Uma coisa que eles fizeram tão bem é nos libertar desse modelo clássico de campanha em que estamos há muito tempo, em que você conta a alguém algo assustador, pede que ele clique em algo para fazer algo a respeito, pula tudo fase em que precisamos lamentar e sentir juntos e processar o que acabamos de ver. Porque o que eu ouço muito das pessoas é, ok, talvez essas pessoas nos anos 30 ou 40 puderam organizar bairro por bairro ou local de trabalho por local de trabalho, mas não podemos. Acreditamos que fomos tão rebaixados como espécie que somos incapazes disso. A única coisa que vai mudar essa crença é ficar cara a cara, em comunidade, ter experiências fora das telas, um com o outro nas ruas e na natureza, e ganhar algumas coisas e sentir esse poder.

Você fala sobre vigor no livro. Como você continua? Você se sente esperançosa?
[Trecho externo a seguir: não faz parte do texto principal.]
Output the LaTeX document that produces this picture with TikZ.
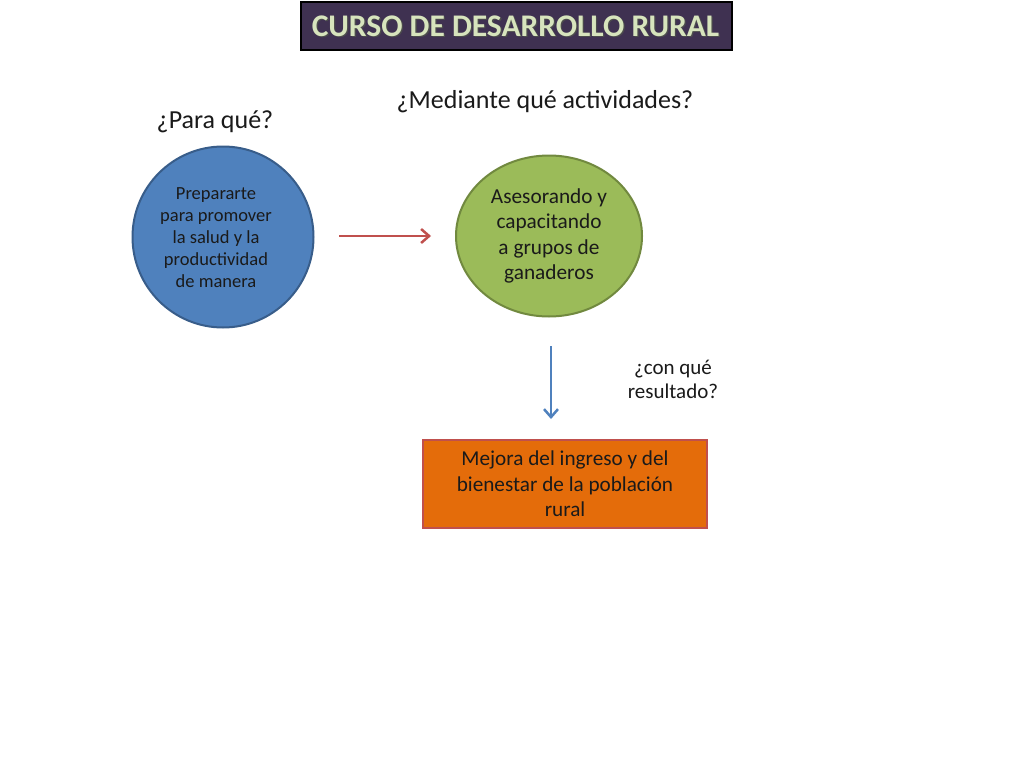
\documentclass[tikz,border=0pt]{standalone}
\usepackage{fontspec}
\setmainfont{Carlito}
\usetikzlibrary{arrows.meta,shapes.geometric}
\definecolor{titlefill}{HTML}{3F3151}
\definecolor{titletext}{HTML}{D7E4BD}
\definecolor{bluefill}{HTML}{4F81BD}
\definecolor{blueline}{HTML}{385D8A}
\definecolor{greenfill}{HTML}{9BBB59}
\definecolor{greenline}{HTML}{71893F}
\definecolor{orangefill}{HTML}{E46C0A}
\definecolor{redline}{HTML}{C0504D}
\definecolor{darktext}{HTML}{1A1A1A}
\tikzset{
  question/.style={font=\fontsize{26}{30}\selectfont, text=darktext, align=center},
  conn/.style={line width=2.5pt, -{Straight Barb[length=8pt,width=14pt,line width=2.5pt]}},
}
\begin{document}
\begin{tikzpicture}[x=1pt,y=-1pt]
\useasboundingbox[fill=white] (0,0) rectangle (1024,768);
% title
\node (titlebox) [draw=black, line width=2pt, fill=titlefill, minimum width=431pt, minimum height=48pt, inner sep=0pt] at (516.5,26) {};
\node (titleshadow) [text=black!70, font=\fontsize{31.5}{36}\selectfont\bfseries] at (516.8,27.3) {CURSO DE DESARROLLO RURAL};
\node (title) [text=titletext, font=\fontsize{31.5}{36}\selectfont\bfseries] at (515.5,26) {CURSO DE DESARROLLO RURAL};
% questions
\node (q1) [question] at (215,122) {¿Para qué?};
\node (q2) [question] at (545,102) {¿Mediante qué actividades?};
\node (q3) [font=\fontsize{21}{24}\selectfont, text=darktext, align=center] at (673,379) {¿con qué\\resultado?};
% blue circle
\node (blue) [circle, draw=blueline, line width=2pt, fill=bluefill, minimum size=181pt, inner sep=0pt] at (223,237) {};
\node (bluetext) [font=\fontsize{18.5}{22}\selectfont, text=darktext, align=center] at (216,238)
  {Prepararte\\para promover\\la salud y la\\productividad\\de manera};
% green ellipse
\node (green) [ellipse, draw=greenline, line width=2pt, fill=greenfill, minimum width=186pt, minimum height=161pt, inner sep=0pt,
  font=\fontsize{21.3}{25.3}\selectfont, text=darktext, align=center] at (549,236)
  {Asesorando y\\capacitando\\a grupos de\\ganaderos};
% orange box
\node (orange) [draw=redline, line width=2pt, fill=orangefill, minimum width=284pt, minimum height=88pt, inner sep=0pt,
  font=\fontsize{21.2}{25.5}\selectfont, text=darktext, align=center] at (565,484)
  {Mejora del ingreso y del\\bienestar de la población\\rural};
% connectors
\coordinate (a1s) at (339,236);
\coordinate (a1e) at (431,236);
\coordinate (a2s) at (551,346);
\coordinate (a2e) at (551,419);
\draw[conn, redline] (a1s) -- (a1e);
\draw[conn, bluefill] (a2s) -- (a2e);
\end{tikzpicture}
\end{document}
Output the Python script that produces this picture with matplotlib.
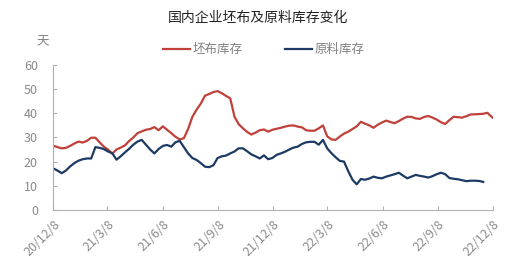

Tenho sentimentos complicados sobre a questão da esperança. Não passa um dia em que eu não tenha um momento de puro pânico, terror cru, completa convicção de que estamos condenados, e então eu me afasto disso. Sou renovada por essa nova geração que é tão determinada, tão forte. Sou inspirada pela vontade de participar de políticas eleitorais, porque minha geração, quando tínhamos 20 ou 30 anos, havia tanta desconfiança em sujar as mãos com a política eleitoral que perdemos muitas oportunidades. O que me dá mais esperança agora é que finalmente temos a visão do que queremos, ou pelo menos o primeiro rascunho. É a primeira vez que isso acontece na minha vida. E também, eu decidi ter filhos. Eu tenho uma criança de sete anos que é tão completamente obcecada e apaixonada pelo mundo natural. Quando penso nele, depois de passarmos o verão inteiro conversando sobre o papel do salmão na alimentação das florestas onde ele nasceu na Colúmbia Britânica, e como elas estão ligadas à saúde das árvores, do solo e dos ursos e as orcas e todo esse magnífico ecossistema, e penso em como seria dizer a ele que não há mais salmão, isso me mata. Então isso me motiva. E me mata.